* [WHAT YOU ARE ASKED TO DO] Leaving out the pictures, please retype each record exactly.

──────── MATERIAL PROVIDED

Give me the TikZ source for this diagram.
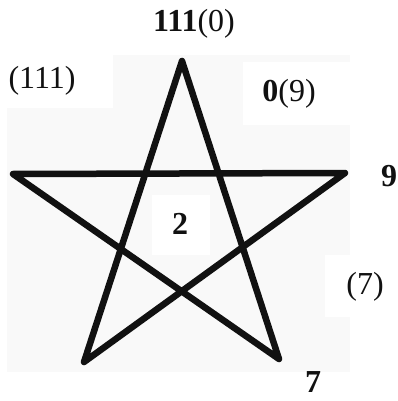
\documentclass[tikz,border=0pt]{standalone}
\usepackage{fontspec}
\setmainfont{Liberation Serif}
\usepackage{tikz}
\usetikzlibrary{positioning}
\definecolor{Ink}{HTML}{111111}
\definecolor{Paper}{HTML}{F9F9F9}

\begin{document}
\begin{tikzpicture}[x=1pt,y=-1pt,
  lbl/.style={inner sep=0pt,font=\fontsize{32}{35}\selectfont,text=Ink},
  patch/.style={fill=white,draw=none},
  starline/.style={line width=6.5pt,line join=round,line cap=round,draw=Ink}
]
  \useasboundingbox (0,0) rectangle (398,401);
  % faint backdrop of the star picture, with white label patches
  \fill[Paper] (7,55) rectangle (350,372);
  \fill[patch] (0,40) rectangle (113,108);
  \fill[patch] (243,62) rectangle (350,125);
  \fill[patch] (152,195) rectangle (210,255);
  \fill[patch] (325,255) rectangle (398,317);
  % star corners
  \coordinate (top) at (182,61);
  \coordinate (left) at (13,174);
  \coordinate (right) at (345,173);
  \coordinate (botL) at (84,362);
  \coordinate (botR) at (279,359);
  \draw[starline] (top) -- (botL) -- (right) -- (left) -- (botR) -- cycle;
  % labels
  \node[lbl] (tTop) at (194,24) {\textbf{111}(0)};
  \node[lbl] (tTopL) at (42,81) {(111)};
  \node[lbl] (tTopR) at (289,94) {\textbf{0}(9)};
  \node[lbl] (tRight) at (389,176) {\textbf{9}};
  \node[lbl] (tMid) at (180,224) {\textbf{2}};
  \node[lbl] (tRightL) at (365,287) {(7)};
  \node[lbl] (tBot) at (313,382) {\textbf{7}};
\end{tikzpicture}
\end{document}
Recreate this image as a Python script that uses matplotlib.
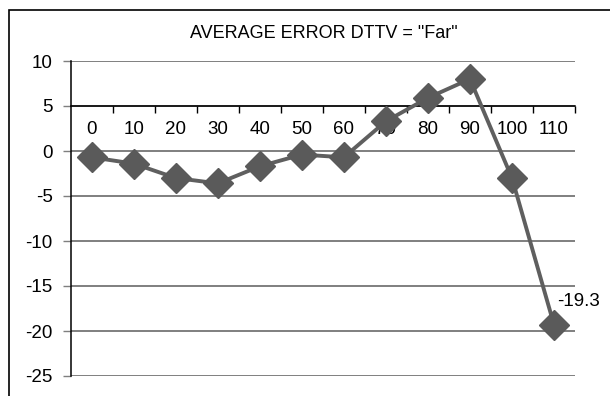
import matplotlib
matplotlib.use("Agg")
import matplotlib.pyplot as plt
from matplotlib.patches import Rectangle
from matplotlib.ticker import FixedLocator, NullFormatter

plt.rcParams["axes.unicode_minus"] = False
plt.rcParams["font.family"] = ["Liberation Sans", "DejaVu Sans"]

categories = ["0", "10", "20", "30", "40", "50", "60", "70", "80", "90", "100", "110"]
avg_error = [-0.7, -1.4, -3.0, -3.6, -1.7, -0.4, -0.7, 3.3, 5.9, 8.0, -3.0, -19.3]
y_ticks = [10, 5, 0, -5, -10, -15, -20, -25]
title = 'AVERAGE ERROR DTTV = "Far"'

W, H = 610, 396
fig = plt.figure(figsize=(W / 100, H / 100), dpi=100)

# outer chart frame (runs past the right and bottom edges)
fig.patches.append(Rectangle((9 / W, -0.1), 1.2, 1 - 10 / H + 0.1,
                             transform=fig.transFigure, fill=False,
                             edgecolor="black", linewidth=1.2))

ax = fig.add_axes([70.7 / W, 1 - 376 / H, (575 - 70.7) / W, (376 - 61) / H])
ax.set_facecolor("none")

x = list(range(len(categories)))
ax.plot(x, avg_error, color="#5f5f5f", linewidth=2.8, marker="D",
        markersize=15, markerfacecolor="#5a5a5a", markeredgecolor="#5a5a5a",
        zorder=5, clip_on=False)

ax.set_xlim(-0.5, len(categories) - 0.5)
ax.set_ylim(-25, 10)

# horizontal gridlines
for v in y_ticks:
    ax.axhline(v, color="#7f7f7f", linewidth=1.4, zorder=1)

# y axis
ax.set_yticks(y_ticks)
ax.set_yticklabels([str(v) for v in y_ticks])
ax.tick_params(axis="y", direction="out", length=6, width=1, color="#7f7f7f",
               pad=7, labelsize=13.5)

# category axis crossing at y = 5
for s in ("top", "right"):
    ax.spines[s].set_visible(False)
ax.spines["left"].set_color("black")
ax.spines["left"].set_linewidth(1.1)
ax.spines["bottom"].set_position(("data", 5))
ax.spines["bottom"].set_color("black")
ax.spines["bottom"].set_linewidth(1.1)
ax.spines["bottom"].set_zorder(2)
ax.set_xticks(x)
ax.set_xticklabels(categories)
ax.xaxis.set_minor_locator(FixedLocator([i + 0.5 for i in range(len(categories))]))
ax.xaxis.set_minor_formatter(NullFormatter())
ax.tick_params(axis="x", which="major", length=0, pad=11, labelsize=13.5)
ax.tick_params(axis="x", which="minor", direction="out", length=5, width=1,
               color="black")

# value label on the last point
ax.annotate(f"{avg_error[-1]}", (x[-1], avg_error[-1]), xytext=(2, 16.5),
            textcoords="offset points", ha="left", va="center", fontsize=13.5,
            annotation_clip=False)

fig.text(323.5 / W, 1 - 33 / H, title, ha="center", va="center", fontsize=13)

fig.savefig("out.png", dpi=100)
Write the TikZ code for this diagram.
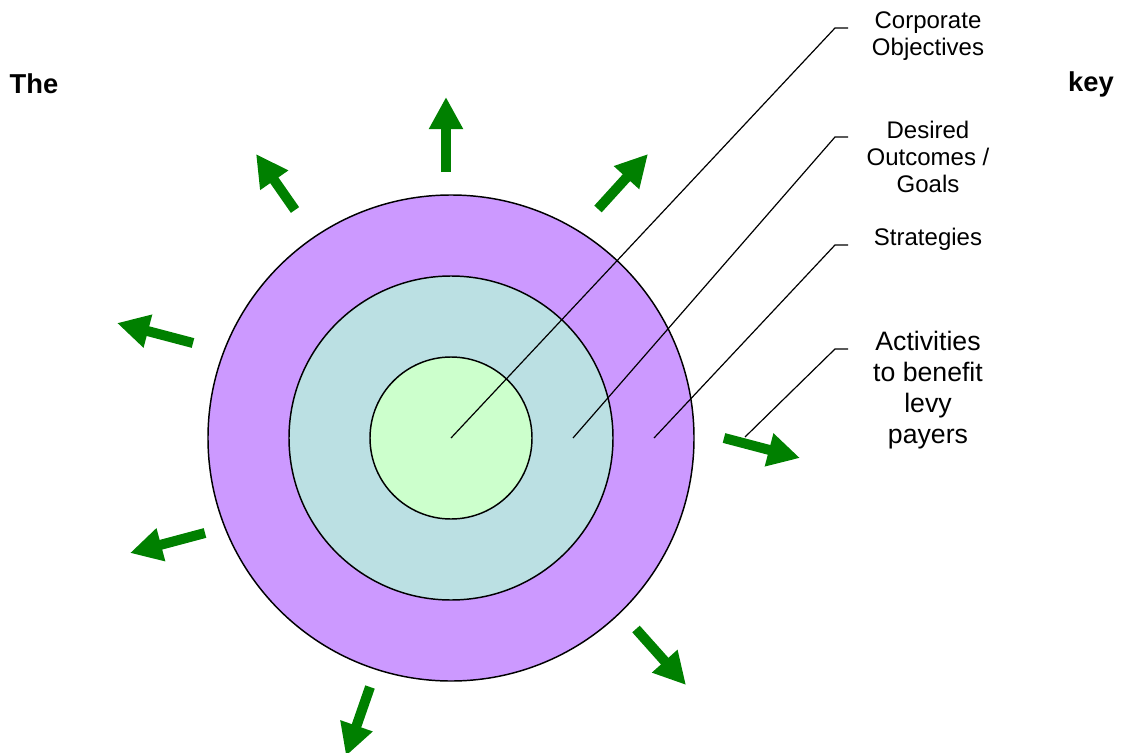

────────────────

* [WRITTEN ANSWER]
Give me the TikZ source for this diagram.
\documentclass[tikz,border=0pt]{standalone}
\usepackage{fontspec}
\setmainfont{Liberation Serif}
\usepackage{tikz}
\usetikzlibrary{positioning}
\definecolor{Ink}{HTML}{111111}
\definecolor{Paper}{HTML}{F9F9F9}

\begin{document}
\begin{tikzpicture}[x=1pt,y=-1pt,
  lbl/.style={inner sep=0pt,font=\fontsize{32}{35}\selectfont,text=Ink},
  patch/.style={fill=white,draw=none},
  starline/.style={line width=6.5pt,line join=round,line cap=round,draw=Ink}
]
  \useasboundingbox (0,0) rectangle (398,401);
  % faint backdrop of the star picture, with white label patches
  \fill[Paper] (7,55) rectangle (350,372);
  \fill[patch] (0,40) rectangle (113,108);
  \fill[patch] (243,62) rectangle (350,125);
  \fill[patch] (152,195) rectangle (210,255);
  \fill[patch] (325,255) rectangle (398,317);
  % star corners
  \coordinate (top) at (182,61);
  \coordinate (left) at (13,174);
  \coordinate (right) at (345,173);
  \coordinate (botL) at (84,362);
  \coordinate (botR) at (279,359);
  \draw[starline] (top) -- (botL) -- (right) -- (left) -- (botR) -- cycle;
  % labels
  \node[lbl] (tTop) at (194,24) {\textbf{111}(0)};
  \node[lbl] (tTopL) at (42,81) {(111)};
  \node[lbl] (tTopR) at (289,94) {\textbf{0}(9)};
  \node[lbl] (tRight) at (389,176) {\textbf{9}};
  \node[lbl] (tMid) at (180,224) {\textbf{2}};
  \node[lbl] (tRightL) at (365,287) {(7)};
  \node[lbl] (tBot) at (313,382) {\textbf{7}};
\end{tikzpicture}
\end{document}
Recreate this image as a Python script that uses matplotlib.
import matplotlib
matplotlib.use("Agg")
import matplotlib.pyplot as plt
from matplotlib.patches import Rectangle
from matplotlib.ticker import FixedLocator, NullFormatter

plt.rcParams["axes.unicode_minus"] = False
plt.rcParams["font.family"] = ["Liberation Sans", "DejaVu Sans"]

categories = ["0", "10", "20", "30", "40", "50", "60", "70", "80", "90", "100", "110"]
avg_error = [-0.7, -1.4, -3.0, -3.6, -1.7, -0.4, -0.7, 3.3, 5.9, 8.0, -3.0, -19.3]
y_ticks = [10, 5, 0, -5, -10, -15, -20, -25]
title = 'AVERAGE ERROR DTTV = "Far"'

W, H = 610, 396
fig = plt.figure(figsize=(W / 100, H / 100), dpi=100)

# outer chart frame (runs past the right and bottom edges)
fig.patches.append(Rectangle((9 / W, -0.1), 1.2, 1 - 10 / H + 0.1,
                             transform=fig.transFigure, fill=False,
                             edgecolor="black", linewidth=1.2))

ax = fig.add_axes([70.7 / W, 1 - 376 / H, (575 - 70.7) / W, (376 - 61) / H])
ax.set_facecolor("none")

x = list(range(len(categories)))
ax.plot(x, avg_error, color="#5f5f5f", linewidth=2.8, marker="D",
        markersize=15, markerfacecolor="#5a5a5a", markeredgecolor="#5a5a5a",
        zorder=5, clip_on=False)

ax.set_xlim(-0.5, len(categories) - 0.5)
ax.set_ylim(-25, 10)

# horizontal gridlines
for v in y_ticks:
    ax.axhline(v, color="#7f7f7f", linewidth=1.4, zorder=1)

# y axis
ax.set_yticks(y_ticks)
ax.set_yticklabels([str(v) for v in y_ticks])
ax.tick_params(axis="y", direction="out", length=6, width=1, color="#7f7f7f",
               pad=7, labelsize=13.5)

# category axis crossing at y = 5
for s in ("top", "right"):
    ax.spines[s].set_visible(False)
ax.spines["left"].set_color("black")
ax.spines["left"].set_linewidth(1.1)
ax.spines["bottom"].set_position(("data", 5))
ax.spines["bottom"].set_color("black")
ax.spines["bottom"].set_linewidth(1.1)
ax.spines["bottom"].set_zorder(2)
ax.set_xticks(x)
ax.set_xticklabels(categories)
ax.xaxis.set_minor_locator(FixedLocator([i + 0.5 for i in range(len(categories))]))
ax.xaxis.set_minor_formatter(NullFormatter())
ax.tick_params(axis="x", which="major", length=0, pad=11, labelsize=13.5)
ax.tick_params(axis="x", which="minor", direction="out", length=5, width=1,
               color="black")

# value label on the last point
ax.annotate(f"{avg_error[-1]}", (x[-1], avg_error[-1]), xytext=(2, 16.5),
            textcoords="offset points", ha="left", va="center", fontsize=13.5,
            annotation_clip=False)

fig.text(323.5 / W, 1 - 33 / H, title, ha="center", va="center", fontsize=13)

fig.savefig("out.png", dpi=100)
Write the TikZ code for this diagram.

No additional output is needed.